Difficile de resserrer en quelques lignes la densité enthousiaste du propos servi par le trio de commissaires à l’œuvre à la Villa Arson. Hypothèse flagrante : toute œuvre d’art relève d’une opération de traduction. C’est aussi ce que redit le saisissant I’m Too Sad to Tell You (1971), plan serré sur le visage de Bas Jan Ader, secoué de sanglots. À l’impossibilité annoncée de dire l’émotion, il substitue le caractère équivoque de sa représentation.
C’est ce fil spéculatif de déconstruction que tire l’exposition, qui s’intéresse moins aux modalités de traduction qu’à son impossibilité de principe. Ici, pas de transparence entre l’émetteur de départ et sa réception. Traduire relève du déplacement bien plus que de l’équivalence.
L’exposition, sèche, brillante et amphigourique à l’envi, n’aligne pas moins de quatre-vingt-dix œuvres, parmi lesquelles une délicieuse moisson d’icônes des historiques conceptuels. Mel Bochner expose deux versions d’un même texte, résultat d’une véritable tour de Babel. Suivent les performances inframinces du Tchèque Jiri Kovanda et Transfer Drawing (1971), l’éblouissante variation sur la transmission, le toucher et la vue signée Dennis Oppenheim.
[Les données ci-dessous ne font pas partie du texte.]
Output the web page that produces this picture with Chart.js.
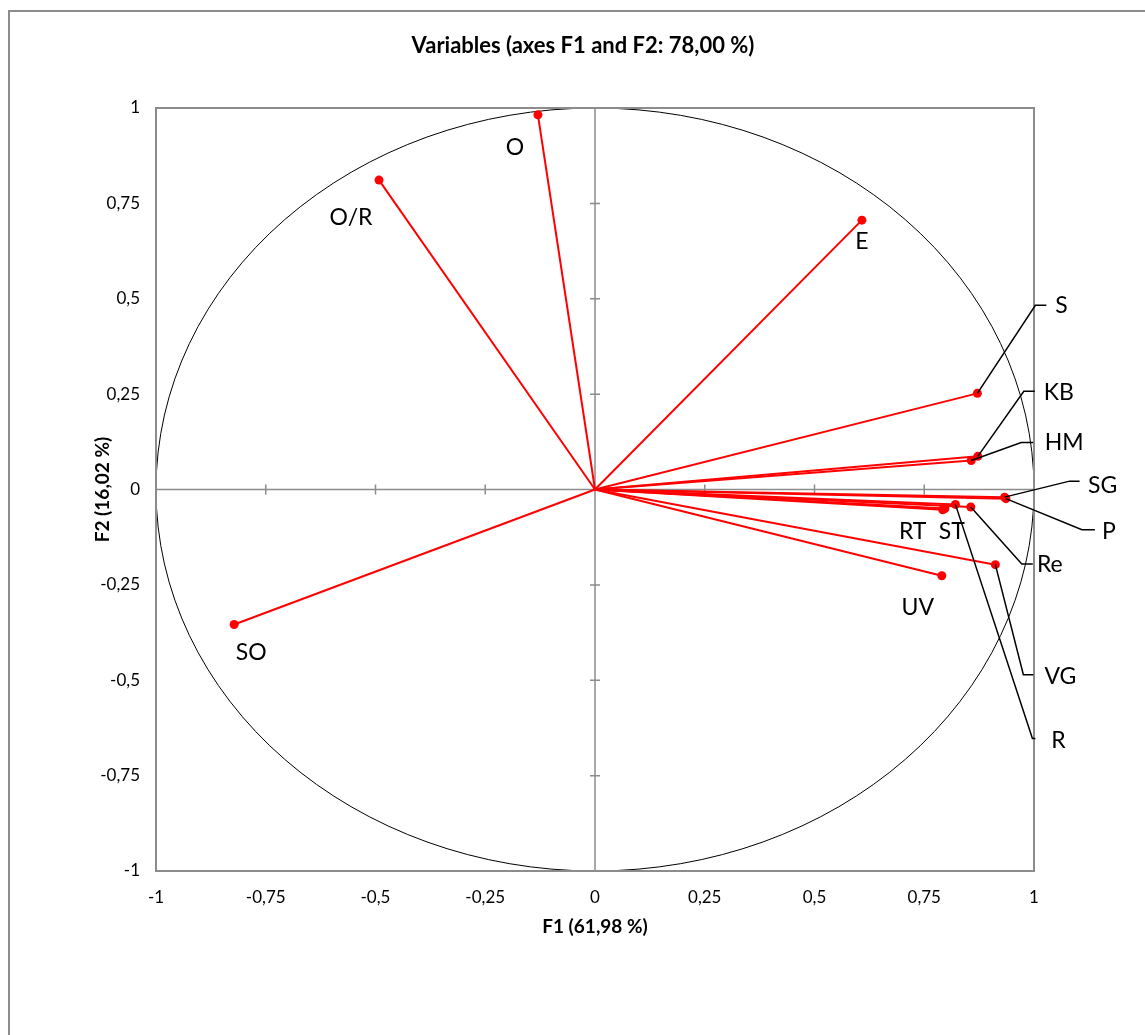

Impossible et nécessaire, ainsi Derrida définit-il la double contrainte à l’œuvre dans la notion même de la traduction. Une double contrainte qui préside à la formulation de toute exposition thématique. Celle de la Villa Arson exige une longue infusion, mais s’impose comme indispensable piqûre de rappel quant aux outils avec lesquels jardine encore aujourd’hui un large pan de la scène française.
« Double Bind. Arrêtez d’essayer de me comprendre ! », Villa Arson, 20, av. Stephen-Liégeard, Nice (06), http://www.villa-arson.org, jusqu’au 30 mai 2010.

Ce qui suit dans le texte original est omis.